Beyond that, Nolan said his partnership with Swanson bridges the gap between rural and urban—Nolan has roots throughout the Brainerd lakes area, while Swanson hails from Eagan—as well as brings his experience as a legislator in multiple levels of government, alongside Swanson's long track record as a constitutional officer and litigator in the state.
"Lori said, 'Hey, he's a good legislator, he gets stuff done. I want some help with that and (he) can help me with federal-state relations,'" Nolan said of Swanson's thought process. "So there are some things she feels complements her work as one of the leading attorney generals in the country."
Looking at this governor's race, Nolan commented on it through the prism of experience. He noted Mike Hatch's failed bid for governor in 2006 was, in his opinion, doomed by Hatch's selection of state auditor Judi Dutcher as his running mate—an overtly metro-centric lineup that didn't appeal to rural voters. This was evidenced by Dutcher's ignorance of E85 legislation, he said, which deals in billions of dollars through agricultural operations across the state.

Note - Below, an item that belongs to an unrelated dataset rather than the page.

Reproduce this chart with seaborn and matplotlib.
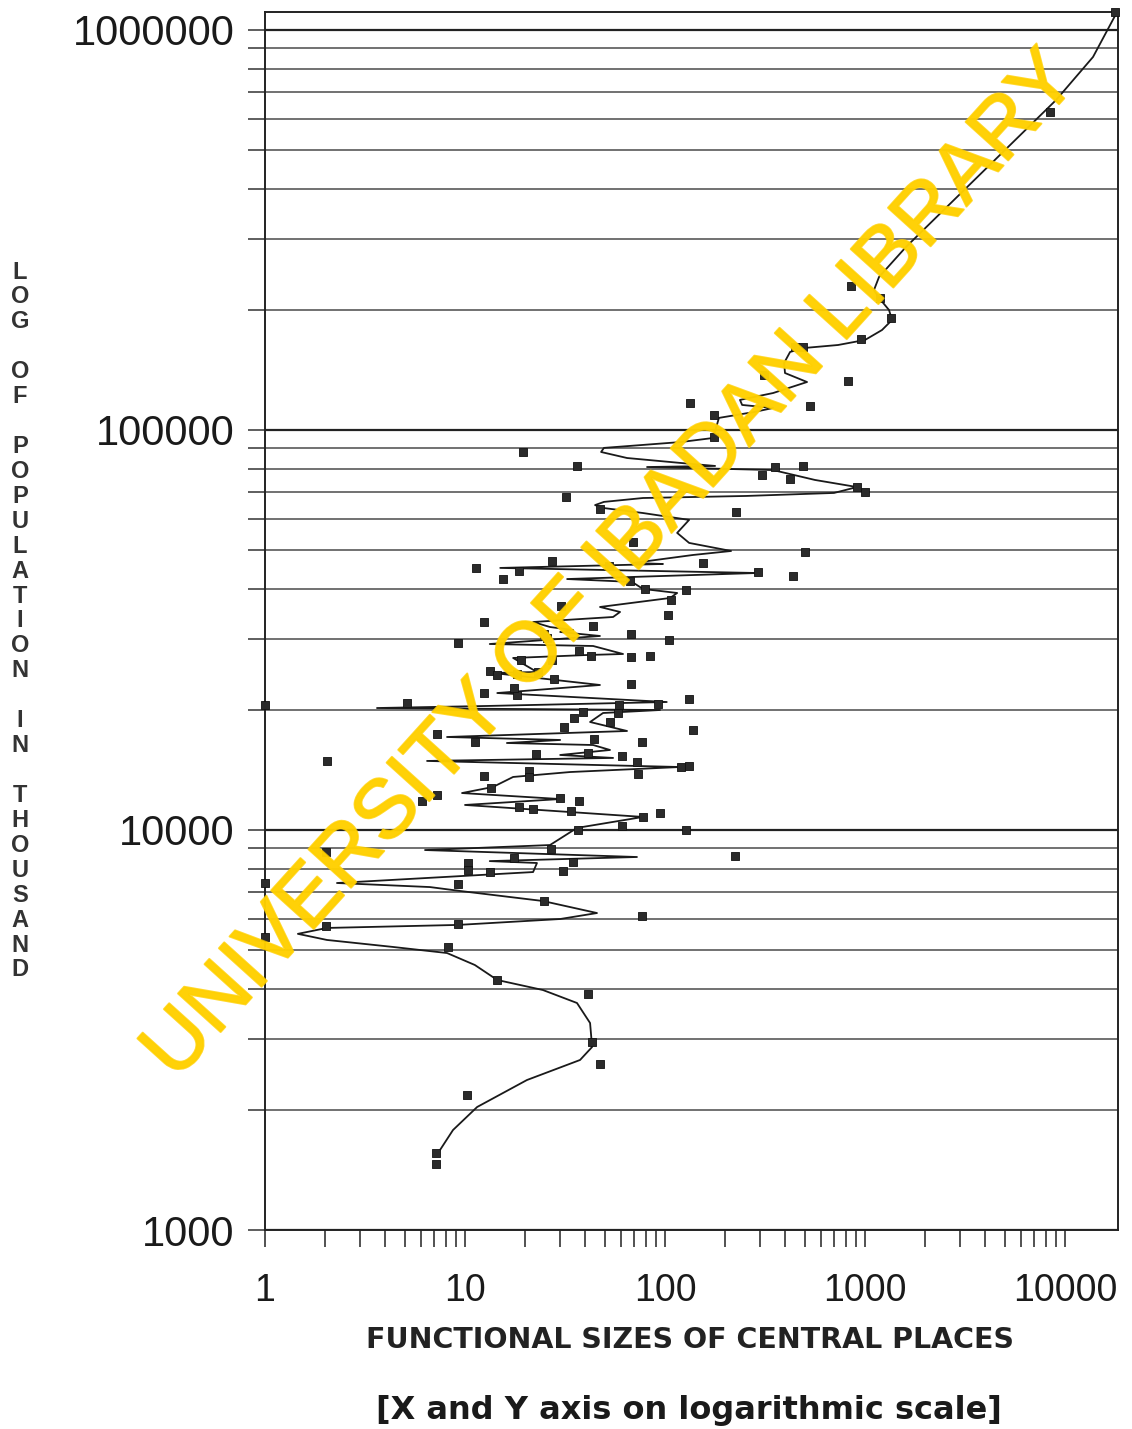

"She didn't know," said Nolan, who leveled nearly identical criticism against the DFL-endorsed duo of Erin Murphy and Erin Maye Quade, state representatives from St. Paul and Apple Valley respectively. "Years later, same thing—we've got two candidates from the metro area and the first question for the lieutenant governor candidate is, 'What's E85?' 'Uh, I don't know.' You know that's kind of 101 in farm country."
In a similar vein, Nolan dismissed the DFL endorsement of Murphy and Quade—an early nod of approval that neither he and Swanson, nor Walz and his running mate Peggy Flanagan, were able to garner for their own campaigns.
"The last time a DFL-endorsed candidate won the governorship for the state of Minnesota was 48 years ago," Nolan said. "Wendy Anderson's campaign, 1970, and I managed his endorsement campaign. DFL-endorsed candidates don't have a good record. ... so I do know a thing about winning elections and state politics, which should be an asset."